米国ではWork From Home(在宅勤務)の浸透が、コロナによって拍車がかかっております。先日、Twitterが社員に対して永久的な在宅勤務推奨案を打ち出しました。また、フェースブックも今後大半の従業員が永久的に在宅勤務ができるように体制を整えていくと宣言しております。

Apple, Facebook, Google, Twitter, Amazon, Microsoftといった先進的なIT企業が多いアメリカでは、日本より早いペースで在宅勤務の定着が進みそうです。そうなると、このようなIT企業で働いている社員は、サンフランシスコやシアトルといった家賃が異常に高く、天候が芳しくない都市に住み続ける必要がなくなります。

このようなIT企業の社員は高給取りですので、ハワイで住むことも可能なはずです。また在宅勤務のトレンドからくるハワイ移住のみならず、既にリタイアされている本土の裕福な人々もハワイに移住することは可能です。一体、人の動きはどうなっているのでしょうか。また、Redfinのデータを参照してみてみましょう。

以下のランキングは、米国で人口の流出が多い都市TOP10です。New York, San Francisco, Los Angelesといった不動産価格が高い大都市の人口が顕著に減っているのがわかりますね。

以下のランキングは、米国で人口の流入が多い都市TOP10です。ここでは、Phoenix,Sacramento、Las VegasといったLos Angeles, San Francisco近郊で不動産価格が安い都市に人口が流れていることがわかりますね。8位のMiamiは、ハワイのようなビーチリゾートがあり、多くの観光客を集めています。不動産価格は$330Kとハワイより安いです。

上記の通り、米国全体のトレンドとしては、不動産価格が割高の大都市に住んでいた人口が、より不動産価格が安い郊外に流れているようですが、残念ながらハワイはそのTOP10に入っていません。

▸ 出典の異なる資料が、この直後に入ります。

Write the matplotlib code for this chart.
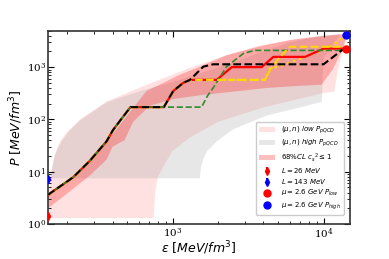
import matplotlib

matplotlib.use("Agg")

import matplotlib.pyplot as plt

plt.rcParams["font.family"] = "serif"
plt.rcParams["mathtext.fontset"] = "dejavusans"

# shared low-density part of all EoS curves
common_e = [150, 153, 219, 282, 365, 402, 459, 526]
common_p = [3.6, 3.8, 7.8, 16, 38, 62, 103, 172]

black_e = common_e + [875, 1009, 1176, 1303, 1597, 1858, 10000, 13200, 14000]
black_p = common_p + [172, 348, 500, 570, 1021, 1133, 1133, 2090, 2255]

red_e = common_e + [875, 1009, 1176, 1303, 1958, 2466, 3890, 4650, 7550, 10000, 14000]
red_p = common_p + [172, 348, 500, 570, 570, 1000, 1000, 1570, 1570, 2255, 2255]

gold_e = common_e + [875, 1009, 1176, 1303, 4090, 4430, 5150, 6000, 14000]
gold_p = common_p + [172, 348, 500, 570, 570, 887, 1570, 2450, 2450]

dot_e = common_e + [875, 1009, 1176, 1303, 4090, 4430, 5020, 6650, 8570, 11070, 13560, 14000]
dot_p = common_p + [172, 348, 500, 570, 570, 955, 1020, 1365, 1820, 2417, 3720, 4120]

green_e = common_e + [875, 1557, 1700, 1858, 2280, 2940, 3500, 12500, 14000]
green_p = common_p + [172, 172, 280, 403, 1021, 1820, 2090, 2090, 2255]

# (mu, n) low P_pQCD region
low_lo_e = [150, 750, 765, 800, 900, 1000, 1300, 2000, 4000, 7000, 10000, 11800, 12300, 13000, 14000, 14500]
low_lo_p = [1.3, 1.3, 4, 8, 15, 25, 45, 90, 170, 250, 320, 340, 700, 1500, 3000, 4300]
low_up_e = [150, 155, 165, 180, 200, 245, 365, 600, 825, 1370, 2280, 3795, 7000, 14500]
low_up_p = [3.0, 7, 20, 38, 58, 100, 220, 400, 580, 1020, 1690, 2600, 3500, 4300]

# (mu, n) high P_pQCD region
high_lo_e = [155, 1514, 1540, 1600, 1700, 1958, 2524, 4207, 7000, 9750, 10000, 13000]
high_lo_p = [7.5, 7.5, 12, 18, 25, 38, 65, 119, 170, 217, 1500, 4300]
high_up_e = [155, 158, 163, 172, 186, 205, 243, 365, 607, 1009, 1500, 2500, 4000, 6000, 9000, 13000]
high_up_p = [7.5, 11, 17, 27, 40, 58, 96, 211, 348, 520, 750, 1200, 2000, 3000, 3800, 4300]

# 68% CL band
cl_lo_e = [150, 153, 219, 282, 365, 400, 447, 480, 548, 706, 1000, 1518, 2524, 4207, 7000, 9700, 11500, 13500, 14200]
cl_lo_p = [2.0, 2.1, 4.7, 8.4, 17, 30, 36, 40, 90, 183, 244, 290, 340, 400, 440, 460, 900, 2300, 4300]
cl_up_e = [150, 219, 282, 365, 404, 671, 1117, 1442, 2280, 3800, 6000, 10000, 14200]
cl_up_p = [3.6, 7.8, 16, 38, 54, 348, 715, 960, 1690, 2500, 3300, 4000, 4300]

# constraint points
L_e = [150, 150]
L_p = [1.45, 7.3]
L_err = [0.15, 0.7]
mu_e = [14000, 14000]
mu_p = [2255, 4120]


def band(lo_e, lo_p, up_e, up_p):
    return lo_e + up_e[::-1], lo_p + up_p[::-1]


fig = plt.figure(figsize=(3.89, 2.59), dpi=100)
ax = fig.add_axes([0.124, 0.135, 0.776, 0.747])

e, p = band(low_lo_e, low_lo_p, low_up_e, low_up_p)
low_patch = ax.fill(e, p, color="#ff9c9c", alpha=0.3, lw=0,
                    label=r"$(\mu,n)$ $low$ $P_{pQCD}$")[0]
e, p = band(high_lo_e, high_lo_p, high_up_e, high_up_p)
high_patch = ax.fill(e, p, color="#a0a0a0", alpha=0.25, lw=0,
                     label=r"$(\mu,n)$ $high$ $P_{pQCD}$")[0]
e, p = band(cl_lo_e, cl_lo_p, cl_up_e, cl_up_p)
cl_patch = ax.fill(e, p, color="red", alpha=0.25, lw=0,
                   label=r"$68\%CL$ $c_s{}^2\leq 1$")[0]

ax.plot(dot_e, dot_p, color="gold", lw=1.8, ls=(0, (1, 1.6)), zorder=2.8)
ax.plot(red_e, red_p, color="red", lw=1.6, zorder=3)
ax.plot(green_e, green_p, color="#2e8b2e", lw=1.2, ls="--", zorder=3)
ax.plot(gold_e, gold_p, color="gold", lw=1.5, ls="--", zorder=3.2)
ax.plot(black_e, black_p, color="black", lw=1.5, ls="--", zorder=4)

e_red = ax.errorbar(L_e[:1], L_p[:1], yerr=L_err[:1], fmt="d", color="red",
                    ms=4, zorder=5, label=r"$L=26$ $MeV$")
e_blue = ax.errorbar(L_e[1:], L_p[1:], yerr=L_err[1:], fmt="d", color="blue",
                     ms=4, zorder=5, label=r"$L=143$ $MeV$")
(d_red,) = ax.plot(mu_e[:1], mu_p[:1], "o", color="red", ms=5, zorder=6,
                   clip_on=False, label=r"$\mu=2.6$ $GeV$ $P_{low}$")
(d_blue,) = ax.plot(mu_e[1:], mu_p[1:], "o", color="blue", ms=5, zorder=6,
                    clip_on=False, label=r"$\mu=2.6$ $GeV$ $P_{high}$")

ax.set_xscale("log")
ax.set_yscale("log")
ax.set_xlim(150, 15000)
ax.set_ylim(1, 5000)
ax.tick_params(which="both", direction="in", top=True, right=True, labelsize=7.5, pad=1.5)
ax.tick_params(which="major", length=4)
ax.tick_params(which="minor", length=2)
for s in ax.spines.values():
    s.set_linewidth(1.2)
    s.set_color("#333333")

ax.set_xlabel(r"$\epsilon$ $[MeV/fm^3]$", fontsize=9)
ax.xaxis.set_label_coords(0.5, -0.08)
ax.set_ylabel(r"$P$ $[MeV/fm^3]$", fontsize=9, labelpad=1)

ax.legend(handles=[low_patch, high_patch, cl_patch, e_red, e_blue, d_red, d_blue],
          loc="lower right", fontsize=5, handlelength=2.4, labelspacing=0.3,
          borderpad=0.4, handletextpad=0.8, framealpha=1.0,
          bbox_to_anchor=(0.99, 0.03))

fig.savefig("out.png", dpi=100)
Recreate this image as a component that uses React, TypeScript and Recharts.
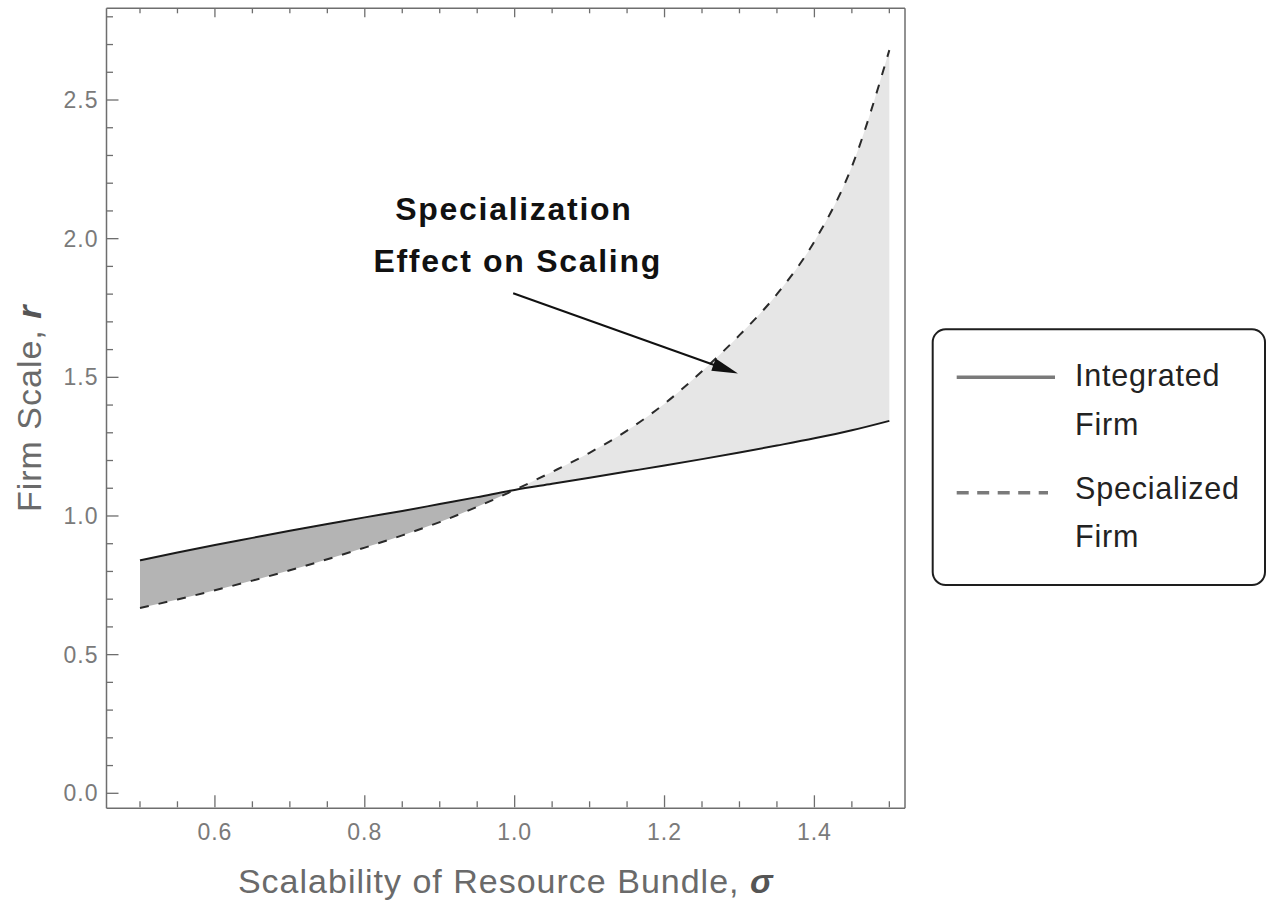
import React from 'react';
import {
  ComposedChart,
  Area,
  Line,
  XAxis,
  YAxis,
  Legend,
  ReferenceLine,
  ReferenceDot,
  Label,
} from 'recharts';

// ---------- data ----------
const sigma = [0.5, 0.55, 0.6, 0.65, 0.7, 0.75, 0.8, 0.85, 0.9, 0.95, 1.0, 1.05, 1.1, 1.15, 1.2, 1.25, 1.3, 1.35, 1.4, 1.45, 1.5];
const integratedFirm = [0.840, 0.868, 0.895, 0.921, 0.947, 0.971, 0.995, 1.018, 1.043, 1.068, 1.094, 1.116, 1.138, 1.160, 1.182, 1.205, 1.229, 1.254, 1.280, 1.309, 1.343];
const specializedFirm = [0.668, 0.699, 0.732, 0.767, 0.804, 0.844, 0.886, 0.930, 0.978, 1.033, 1.094, 1.159, 1.228, 1.308, 1.405, 1.522, 1.652, 1.800, 1.990, 2.260, 2.680];
const seriesNames = ['Integrated Firm', 'Specialized Firm'];
const xMajorTicks = [0.6, 0.8, 1.0, 1.2, 1.4];
const xMinorTicks = [0.5, 0.55, 0.65, 0.7, 0.75, 0.85, 0.9, 0.95, 1.05, 1.1, 1.15, 1.25, 1.3, 1.35, 1.45, 1.5];
const yMajorTicks = [0, 0.5, 1.0, 1.5, 2.0, 2.5];
const yMinorTicks = [0.1, 0.2, 0.3, 0.4, 0.6, 0.7, 0.8, 0.9, 1.1, 1.2, 1.3, 1.4, 1.6, 1.7, 1.8, 1.9, 2.1, 2.2, 2.3, 2.4, 2.6, 2.7, 2.8];
const xTitle = 'Scalability of Resource Bundle, ';
const xTitleSymbol = 'σ';
const yTitle = 'Firm Scale, ';
const yTitleSymbol = 'r';
const annotationLines = ['Specialization', 'Effect on Scaling'];

const xDomain = [0.4553, 1.5209];
const yDomain = [-0.0541, 2.8307];

const rows = sigma.map((s, i) => ({
  s,
  integrated: integratedFirm[i],
  specialized: specializedFirm[i],
  dark: s <= 1.0 ? [specializedFirm[i], integratedFirm[i]] : null,
  light: s >= 1.0 ? [integratedFirm[i], specializedFirm[i]] : null,
}));

const allXTicks = [...xMajorTicks, ...xMinorTicks].sort((a, b) => a - b);
const allYTicks = [...yMajorTicks, ...yMinorTicks].sort((a, b) => a - b);

// ---------- styles ----------
const FONT = '"Liberation Sans", Arial, sans-serif';
const FRAME = '#6e6e6e';
const TICK_TEXT = '#7a7a7a';
const TITLE_TEXT = '#6a6a6a';

const isMajor = (v: number, list: number[]) => list.some((m) => Math.abs(m - v) < 1e-6);

const BottomTick = (props: any) => {
  const { x, y, payload } = props;
  const v = payload.value;
  const major = isMajor(v, xMajorTicks);
  const lineY = y - 16;
  return (
    <g>
      <line x1={x} x2={x} y1={lineY} y2={lineY - (major ? 12 : 6)} stroke={FRAME} strokeWidth={1.3} />
      {major && (
        <text x={x} y={y} dy="0.71em" textAnchor="middle" fill={TICK_TEXT} fontSize={23} letterSpacing={1} fontFamily={FONT}>
          {v.toFixed(1)}
        </text>
      )}
    </g>
  );
};

const TopTick = (props: any) => {
  const { x, y, payload } = props;
  const major = isMajor(payload.value, xMajorTicks);
  return <line x1={x} x2={x} y1={y} y2={y + (major ? 9 : 5)} stroke={FRAME} strokeWidth={1.3} />;
};

const LeftTick = (props: any) => {
  const { x, y, payload } = props;
  const v = payload.value;
  const major = isMajor(v, yMajorTicks);
  return (
    <g>
      <line x1={x} x2={x + (major ? 12 : 6.5)} y1={y} y2={y} stroke={FRAME} strokeWidth={1.3} />
      {major && (
        <text x={x - 8} y={y} dy="0.355em" textAnchor="end" fill={TICK_TEXT} fontSize={23} letterSpacing={1} fontFamily={FONT}>
          {v.toFixed(1)}
        </text>
      )}
    </g>
  );
};

const RightTick = (props: any) => {
  const { x, y, payload } = props;
  const major = isMajor(payload.value, yMajorTicks);
  return <line x1={x} x2={x - (major ? 9 : 4.5)} y1={y} y2={y} stroke={FRAME} strokeWidth={1.3} />;
};

const XTitle = (props: any) => {
  const vb = props.viewBox || {};
  const cx = vb.x + vb.width / 2;
  const y = vb.y + 84.7;
  return (
    <text x={cx} y={y} textAnchor="middle" fill={TITLE_TEXT} fontSize={34} letterSpacing={1} fontFamily={FONT}>
      <tspan>{xTitle}</tspan>
      <tspan fontWeight="bold" fontStyle="italic" fill="#555">{xTitleSymbol}</tspan>
    </text>
  );
};

const YTitle = (props: any) => {
  const vb = props.viewBox || {};
  const cx = vb.x - 5.5;
  const cy = vb.y + vb.height / 2;
  return (
    <text x={cx} y={cy} transform={`rotate(-90, ${cx}, ${cy})`} textAnchor="middle" fill={TITLE_TEXT} fontSize={34} letterSpacing={1} fontFamily={FONT}>
      <tspan>{yTitle}</tspan>
      <tspan fontWeight="bold" fontStyle="italic" fill="#555">{yTitleSymbol}</tspan>
    </text>
  );
};

const ArrowShape = (p: any) => {
  const { x1, y1, x2, y2 } = p;
  const dx = x2 - x1;
  const dy = y2 - y1;
  const len = Math.hypot(dx, dy) || 1;
  const ux = dx / len;
  const uy = dy / len;
  const headLen = 26;
  const headW = 6.5;
  const bx = x2 - ux * headLen;
  const by = y2 - uy * headLen;
  return (
    <g>
      <line x1={x1} y1={y1} x2={bx + ux * 3} y2={by + uy * 3} stroke="#111" strokeWidth={2} />
      <polygon
        points={`${x2},${y2} ${bx - uy * headW},${by + ux * headW} ${bx + uy * headW},${by - ux * headW}`}
        fill="#111"
      />
    </g>
  );
};

const makeTextShape = (text: string) => (p: any) => (
  <text x={p.cx} y={p.cy} textAnchor="middle" fill="#111" fontSize={32} fontWeight="bold" letterSpacing={1.7} fontFamily={FONT}>
    {text}
  </text>
);

const renderLegend = () => {
  const rowsY = [
    { line: 49.3, t1: 58, t2: 107, dash: undefined as string | undefined, x2: 124 },
    { line: 164.7, t1: 171, t2: 219, dash: '12 8.5', x2: 117 },
  ];
  return (
    <svg width={336} height={260} style={{ display: 'block', overflow: 'visible' }}>
      <rect x={1.7} y={1.3} width={332.3} height={255.7} rx={13} ry={13} fill="#fff" stroke="#1e1e1e" strokeWidth={2} />
      {seriesNames.map((name, i) => {
        const words = name.split(' ');
        const r = rowsY[i];
        return (
          <g key={name}>
            <line x1={25.7} x2={r.x2} y1={r.line} y2={r.line} stroke="#7a7a7a" strokeWidth={3.5} strokeDasharray={r.dash} />
            <text x={144} y={r.t1} fill="#222" fontSize={30.5} letterSpacing={0.8} fontFamily={FONT}>{words[0]}</text>
            <text x={144} y={r.t2} fill="#222" fontSize={30.5} letterSpacing={0.8} fontFamily={FONT}>{words.slice(1).join(' ')}</text>
          </g>
        );
      })}
    </svg>
  );
};

export default function App() {
  return (
    <div style={{ width: 1267, height: 905, fontFamily: FONT, background: '#fff' }}>
      <style>{`html, body { margin: 0; padding: 0; overflow: hidden; background: #fff; }`}</style>
      <ComposedChart
        width={1267}
        height={905}
        data={rows}
        margin={{ top: 8.3, right: 362, bottom: 56.7, left: 46.5 }}
      >
        <XAxis
          xAxisId="b"
          dataKey="s"
          type="number"
          orientation="bottom"
          domain={xDomain}
          ticks={allXTicks}
          interval={0}
          height={40}
          tickSize={0}
          tickMargin={15}
          tickLine={false}
          axisLine={{ stroke: FRAME, strokeWidth: 1.5 }}
          tick={<BottomTick />}
        >
          <Label content={<XTitle />} />
        </XAxis>
        <XAxis
          xAxisId="t"
          dataKey="s"
          type="number"
          orientation="top"
          mirror
          domain={xDomain}
          ticks={allXTicks}
          interval={0}
          height={20}
          tickSize={0}
          tickMargin={0}
          tickLine={false}
          axisLine={{ stroke: FRAME, strokeWidth: 1.5 }}
          tick={<TopTick />}
        />
        <YAxis
          yAxisId="l"
          type="number"
          orientation="left"
          domain={yDomain}
          ticks={allYTicks}
          interval={0}
          width={60}
          tickSize={0}
          tickMargin={0}
          tickLine={false}
          axisLine={{ stroke: FRAME, strokeWidth: 1.5 }}
          tick={<LeftTick />}
        >
          <Label content={<YTitle />} />
        </YAxis>
        <YAxis
          yAxisId="r"
          type="number"
          orientation="right"
          mirror
          domain={yDomain}
          ticks={allYTicks}
          interval={0}
          width={20}
          tickSize={0}
          tickMargin={0}
          tickLine={false}
          axisLine={{ stroke: FRAME, strokeWidth: 1.5 }}
          tick={<RightTick />}
        />

        <Area
          xAxisId="b"
          yAxisId="l"
          type="monotone"
          dataKey="dark"
          stroke="none"
          fill="#b4b4b4"
          fillOpacity={1}
          isAnimationActive={false}
          legendType="none"
          activeDot={false}
        />
        <Area
          xAxisId="b"
          yAxisId="l"
          type="monotone"
          dataKey="light"
          stroke="none"
          fill="#e6e6e6"
          fillOpacity={1}
          isAnimationActive={false}
          legendType="none"
          activeDot={false}
        />
        <Line
          xAxisId="b"
          yAxisId="l"
          type="monotone"
          dataKey="integrated"
          name={seriesNames[0]}
          stroke="#1a1a1a"
          strokeWidth={2}
          dot={false}
          activeDot={false}
          isAnimationActive={false}
        />
        <Line
          xAxisId="b"
          yAxisId="l"
          type="monotone"
          dataKey="specialized"
          name={seriesNames[1]}
          stroke="#2a2a2a"
          strokeWidth={2}
          strokeDasharray="9 10"
          dot={false}
          activeDot={false}
          isAnimationActive={false}
        />

        <ReferenceLine
          xAxisId="b"
          yAxisId="l"
          segment={[{ x: 0.998, y: 1.803 }, { x: 1.298, y: 1.514 }]}
          shape={ArrowShape}
        />
        <ReferenceDot xAxisId="b" yAxisId="l" x={0.999} y={2.067} r={0} shape={makeTextShape(annotationLines[0])} />
        <ReferenceDot xAxisId="b" yAxisId="l" x={1.004} y={1.881} r={0} shape={makeTextShape(annotationLines[1])} />

        <Legend
          layout="vertical"
          align="center"
          verticalAlign="middle"
          wrapperStyle={{ left: 931, top: 328, width: 336, height: 260 }}
          content={renderLegend}
        />
      </ComposedChart>
    </div>
  );
}
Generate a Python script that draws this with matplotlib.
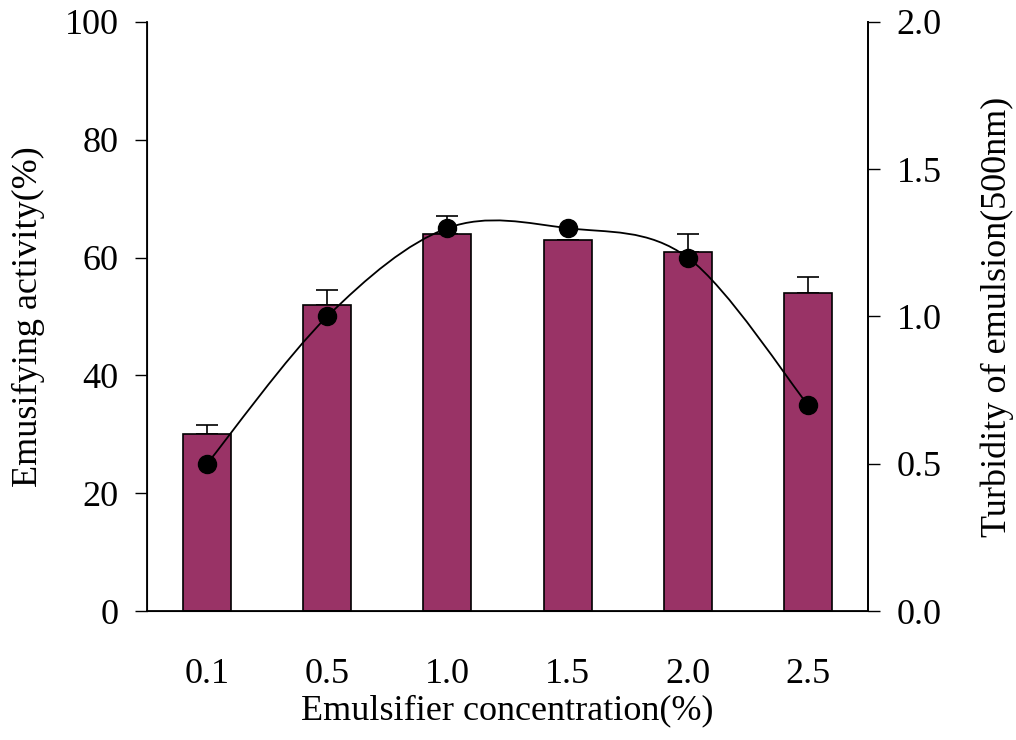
import numpy as np
import matplotlib
matplotlib.use("Agg")
import matplotlib.pyplot as plt
from matplotlib.path import Path
from matplotlib.patches import PathPatch

plt.rcParams['font.family'] = ['Liberation Serif', 'DejaVu Serif']

# ── Data ─────────────────────────────────────────────────────────────────────
concentrations = ["0.1", "0.5", "1.0", "1.5", "2.0", "2.5"]
activity       = [30, 52, 64, 63, 61, 54]        # left axis, bars
activity_err   = [1.5, 2.5, 3.0, 0.0, 3.0, 2.7]  # upper error only
turbidity      = [0.50, 1.00, 1.30, 1.30, 1.20, 0.70]  # right axis, dots

BAR_COLOR = "#993366"
FS = 26

fig = plt.figure(figsize=(10.16, 7.40), dpi=100)
ax = fig.add_axes([0.1447, 0.1743, 0.7096, 0.7960])

x = np.arange(len(concentrations))
ax.bar(x, activity, width=0.4, color=BAR_COLOR, edgecolor="black", linewidth=1.2, zorder=2)
ax.errorbar(x, activity, yerr=[np.zeros(len(x)), activity_err], fmt="none",
            ecolor="black", elinewidth=1.2, capsize=8, capthick=1.2, zorder=1)

ax.set_xlim(-0.5, len(x) - 0.5)
ax.set_ylim(0, 100)
ax.set_yticks(range(0, 101, 20))
ax.set_xticks(x)
ax.set_xticklabels(concentrations)
ax.tick_params(axis="x", length=0, pad=34, labelsize=FS)
ax.tick_params(axis="y", direction="out", length=8.5, width=1, labelsize=FS, pad=12)
ax.spines["top"].set_visible(False)
for s in ("left", "bottom", "right"):
    ax.spines[s].set_linewidth(1.3)
ax.set_xlabel("Emulsifier concentration(%)", fontsize=FS, labelpad=2)
ax.set_ylabel("Emusifying activity(%)", fontsize=FS, labelpad=14)

ax2 = ax.twinx()
ax2.set_ylim(0, 2.0)
ax2.set_yticks(np.arange(0, 2.01, 0.5))
ax2.set_yticklabels([f"{v:.1f}" for v in np.arange(0, 2.01, 0.5)])
ax2.tick_params(axis="y", direction="out", length=8.5, width=1, labelsize=FS, pad=12)
ax2.spines["top"].set_visible(False)
ax2.spines["right"].set_linewidth(1.3)
ax2.set_ylabel("Turbidity of emulsion(500nm)", fontsize=FS, labelpad=28)

# smoothed line (Catmull-Rom style Bezier through the points)
pts = np.column_stack([x, turbidity]).astype(float)
verts = [tuple(pts[0])]
codes = [Path.MOVETO]
n = len(pts)
for i in range(n - 1):
    p0 = pts[max(i - 1, 0)]
    p1 = pts[i]
    p2 = pts[i + 1]
    p3 = pts[min(i + 2, n - 1)]
    c1 = p1 + (p2 - p0) / 6.0
    c2 = p2 - (p3 - p1) / 6.0
    verts += [tuple(c1), tuple(c2), tuple(p2)]
    codes += [Path.CURVE4] * 3
ax2.add_patch(PathPatch(Path(verts, codes), facecolor="none", edgecolor="black", lw=1.3, zorder=3))
ax2.plot(x, turbidity, "o", color="black", markersize=13, zorder=4)

fig.savefig("out.png", dpi=100)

その理由は恐らく、1)不動産物件が比較的高い、2)物件の数が限定的、3)本土と距離があり精神的な敷居が高い、の3つではないでしょうか。

また、上記は人口の動きを捉えており、別荘を買った場合はデータに含まれておりません。ハワイは特に別荘需要が高いので、コロナにより別荘需要が上がれば、その分不動産価格は上がります。上記のRedfinによる不動産販売成立数も対前年比で減っているので、別荘を含めてもハワイ不動産市場が落ち込んでいるマといえます。

今後ハワイ不動産価格はどうなるか

上記のどのデータを見ても、ハワイ不動産価格が上がるようには見えません。

コロナが集約するまでは観光業が復活しないため、ハワイ経済の展望は暗く、失業率は高止まりし、その上今までもらえていた失業手当が減額となると、現地の労働者階級が住むような平均的なコンドミニアム価格は下落するのではないでしょうか。私は、ホノルルの安価なコンドミニアムを買って、家賃収入を得ることを目指しているので、まだ物件購入は待ってもいいかなと思っております。

一方で、コロナによりハワイの別荘需要は上昇するかもしれません。ハワイは物件が少ないわりに、ハワイに別荘を持ちたい人は世界中にいます。今はまだデータには反映されていないようですが、もしコロナがきっかけで、ハワイのような最高のリゾート暮らしをしたいと思う人が増えれば、高級コンドミニアムの価格は一気に上昇するのではないでしょうか。